The Song of the Nibelungs seems less powerful – and slightly sillier – than The Saga of the Volsungs. The major reason for this is the imposition of the elements of chivalry and courtly love onto what is essentially a heroic narrative. As a result, there are far too many scenes of knights weeping and wailing over the deaths of comrades, too many scenes of preparations of costly outfits for journeys here and there, too many scenes where one character after another makes speech after speech saying the same bloody thing over and over. There’s one other issue that causes any knowledgeable reader of Das Nibelungenlied cognitive dissonance: the Attila of this poem is – well, kind of wimpy. The author clearly also, somewhat jarringly, sees Gunther, Hagen, and the Burgundians as sort of tragic heroes (I suppose being vain, envious, covetous, duplicitous murderers is a flaw of epic if not tragic proportions). In making the ultimate destruction of those Burgundians at the hands of a revenge crazed woman the focus of the second half of the poem, the poet – consciously or not – elevates guys to hero status who have, in the climax of poem’s first half, literally stabbed a hero in the back.

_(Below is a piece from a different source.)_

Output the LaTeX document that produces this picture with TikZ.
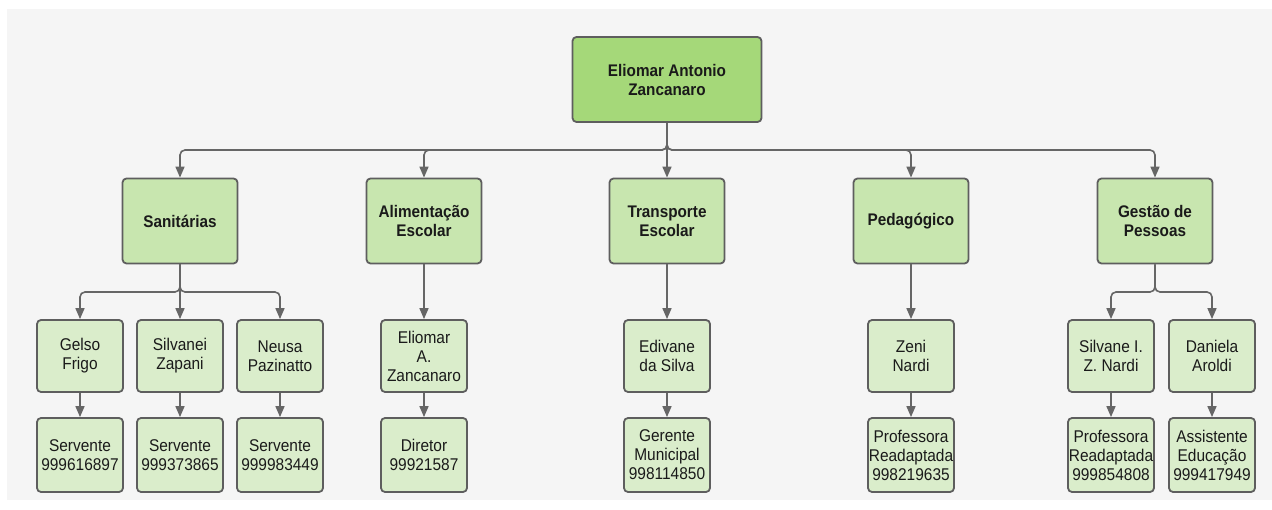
\documentclass[tikz,border=0pt]{standalone}
\usepackage{fontspec}
\setmainfont{Liberation Sans}[FakeStretch=0.91]
\usetikzlibrary{arrows.meta}
\definecolor{bgc}{HTML}{F5F5F5}
\definecolor{topfill}{HTML}{A5D879}
\definecolor{lonefill}{HTML}{C8E6AF}
\definecolor{ltwofill}{HTML}{DAEDCB}
\definecolor{bordc}{HTML}{5E5E5E}
\definecolor{arrc}{HTML}{666666}
\definecolor{txtc}{HTML}{1A1A1A}
\tikzset{
  basebox/.style={draw=bordc, line width=1.8pt, rounded corners=4pt, align=center,
    inner sep=0pt, text=txtc, font={\fontsize{17}{19}\selectfont}},
  topbox/.style={basebox, fill=topfill, minimum width=189pt, minimum height=85pt,
    font={\fontsize{16.8}{19}\selectfont\bfseries}},
  lonebox/.style={basebox, fill=lonefill, minimum width=115pt, minimum height=85pt,
    font={\fontsize{16.8}{19}\selectfont\bfseries}},
  ltwobox/.style={basebox, fill=ltwofill, minimum width=86pt, minimum height=72pt},
  lthreebox/.style={basebox, fill=ltwofill, minimum width=86pt, minimum height=74pt},
  conn/.style={draw=arrc, line width=1.6pt, rounded corners=5pt,
    -{Triangle[length=11pt,width=9pt]}}
}
\begin{document}
\begin{tikzpicture}[x=1pt,y=-1pt]
\useasboundingbox (0,0) rectangle (1272,510);
\fill[bgc] (7,9) rectangle (1272,500);

\node[topbox] (top) at (667,79.5) {Eliomar Antonio\\Zancanaro};

\node[lonebox] (sani)  at (180,221)   {Sanitárias};
\node[lonebox] (alim)  at (424,221)   {Alimentação\\Escolar};
\node[lonebox] (trans) at (667,221)   {Transporte\\Escolar};
\node[lonebox] (ped)   at (911,221)   {Pedagógico};
\node[lonebox] (gest)  at (1155,221)  {Gestão de\\Pessoas};

\node[ltwobox] (gelso)    at (80,356)    {Gelso\\Frigo};
\node[ltwobox] (silvanei) at (180,356)   {Silvanei\\Zapani};
\node[ltwobox] (neusa)    at (280,356)   {Neusa\\Pazinatto};
\node[ltwobox] (eliomar)  at (424,356)   {Eliomar\\A.\\Zancanaro};
\node[ltwobox] (edivane)  at (667,356)   {Edivane\\da Silva};
\node[ltwobox] (zeni)     at (911,356)   {Zeni\\Nardi};
\node[ltwobox] (silvane)  at (1111,356)  {Silvane I.\\Z. Nardi};
\node[ltwobox] (daniela)  at (1212,356)  {Daniela\\Aroldi};

\node[lthreebox] (r1) at (80,455)    {Servente\\999616897};
\node[lthreebox] (r2) at (180,455)   {Servente\\999373865};
\node[lthreebox] (r3) at (280,455)   {Servente\\999983449};
\node[lthreebox] (r4) at (424,455)   {Diretor\\99921587};
\node[lthreebox] (r5) at (667,455)   {Gerente\\Municipal\\998114850};
\node[lthreebox] (r6) at (911,455)   {Professora\\Readaptada\\998219635};
\node[lthreebox] (r7) at (1111,455)  {Professora\\Readaptada\\999854808};
\node[lthreebox] (r8) at (1212,455)  {Assistente\\Educação\\999417949};

\coordinate (bus) at (0,150);
\coordinate (sbus) at (0,292);

\draw[conn] (top.south) |- (sani.north |- bus) -- (sani.north);
\draw[conn] (top.south) |- (alim.north |- bus) -- (alim.north);
\draw[conn] (top.south) -- (trans.north);
\draw[conn] (top.south) |- (ped.north |- bus) -- (ped.north);
\draw[conn] (top.south) |- (gest.north |- bus) -- (gest.north);

\draw[conn] (sani.south) |- (gelso.north |- sbus) -- (gelso.north);
\draw[conn] (sani.south) -- (silvanei.north);
\draw[conn] (sani.south) |- (neusa.north |- sbus) -- (neusa.north);
\draw[conn] (alim.south) -- (eliomar.north);
\draw[conn] (trans.south) -- (edivane.north);
\draw[conn] (ped.south) -- (zeni.north);
\draw[conn] (gest.south) |- (silvane.north |- sbus) -- (silvane.north);
\draw[conn] (gest.south) |- (daniela.north |- sbus) -- (daniela.north);

\draw[conn] (gelso.south) -- (r1.north);
\draw[conn] (silvanei.south) -- (r2.north);
\draw[conn] (neusa.south) -- (r3.north);
\draw[conn] (eliomar.south) -- (r4.north);
\draw[conn] (edivane.south) -- (r5.north);
\draw[conn] (zeni.south) -- (r6.north);
\draw[conn] (silvane.south) -- (r7.north);
\draw[conn] (daniela.south) -- (r8.north);
\end{tikzpicture}
\end{document}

One possible explanation for this can be traced to how courtly romance viewed women. Strong, willful women such as Kriemhild were seen as acting in defiance of God (they are thus like Eve, the cause of original sin – and the reason for the reviling of women about which I have written before). So Kriemhild becomes the villain of the piece. The twisted logic here seems to be that Hagen’s murder of Siegfried to defend Brunhild’s honor is okay because – man and Kriemhild’s determined efforts to get the men who killed her husband is not okay because – women.
It’s probably here where the German epic comes closest to making sense to modern readers. Sadly, that sort of sexism remains rampant in some, arguably most, quarters today. In most other ways The cultural ethos of The Song of the Nibelungs feels more archaic, less connected to modern life than The Volsung saga. So of the two works, despite the German epic’s poetic richness and more coherent narrative arc, a contemporary reader might sense a clearer connection to the world of Sigurd than to the world of Siegfried.